Unexpected Life Changes? Your Weton Might Be the Answer

By Ratri Jawanes·April 8, 2026


When Life Shifts Without Warning

There are moments in life when everything seems to change at once — a relationship ends, a career turns, a move becomes necessary, a health challenge arrives. For many people, these moments feel random. In Javanese tradition, there is another possibility: these shifts may be part of recognizable cycles, and your weton is one key to understanding them.

The Javanese Understanding of Cycles

Javanese cosmology is fundamentally cyclical. Time does not move in a straight line from past to future — it moves in spirals and cycles, with recurring patterns of growth, peak, release, and renewal. The Javanese calendar system itself reflects this: the pasaran cycle (5 days), the week cycle (7 days), the Pawukon cycle (210 days), and longer cycles all nest within each other.

Your weton connects you to these cycles. Certain combinations of larger calendar cycles with your personal weton create natural transition points — moments when life is more likely to pivot.

Major Life Transitions and Weton

In primbon tradition, there are periods called perputaran — turning points — that come at recognizable intervals in a person's life. These are not necessarily negative, but they do represent moments of significant change.

Being aware that a perputaran is approaching allows you to prepare rather than be caught entirely off guard. You can complete what needs completing, release what needs releasing, and open yourself to the new direction before it arrives.

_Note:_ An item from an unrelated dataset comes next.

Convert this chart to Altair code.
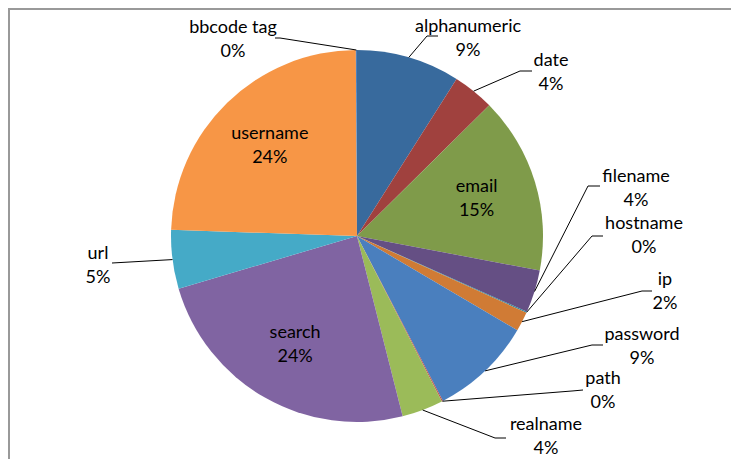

How to Work With Unexpected Change

Javanese philosophy offers a deeply practical response to sudden change: nrimo ing pandum — the acceptance of what is given. This is not passive resignation. It is an active, dignified acknowledgment that some things lie beyond our control, combined with full engagement with what lies within it.

When facing unexpected change, this means first settling into acceptance of what has actually happened rather than what was expected. Then identifying what in the new situation you can actively shape, taking one deliberate step in that direction, and staying alert to what the change might be opening — since Javanese tradition holds that major transitions almost always carry new opportunity within them.

Reading Your Weton Through Change

If you are in or near a significant life transition, your weton offers useful orientation: What are your natural strengths in navigating difficulty? How does your pasaran energy equip you for change? Are you more effective confronting change head-on or processing it quietly first?

Understanding your natural response style — and its corresponding shadows — helps you work with it more skillfully.

Frequently Asked Questions

Can weton predict when changes will come?

Weton and the Javanese calendar can identify general periods of heightened transition potential, but not specific events. Awareness of cycles is more useful than expecting precise predictions.

Is change always bad in Javanese tradition?

Not at all. Change (owah gingsir) is natural and even necessary in Javanese philosophy. The concern is not with change itself but with navigating it with wisdom, grace, and preparation.

What if I'm not Javanese — can I still find meaning in weton during life transitions?

Absolutely. The underlying wisdom about cycles, transition, and acceptance transcends cultural boundaries. Weton is a Javanese cultural expression of truths that are universally human.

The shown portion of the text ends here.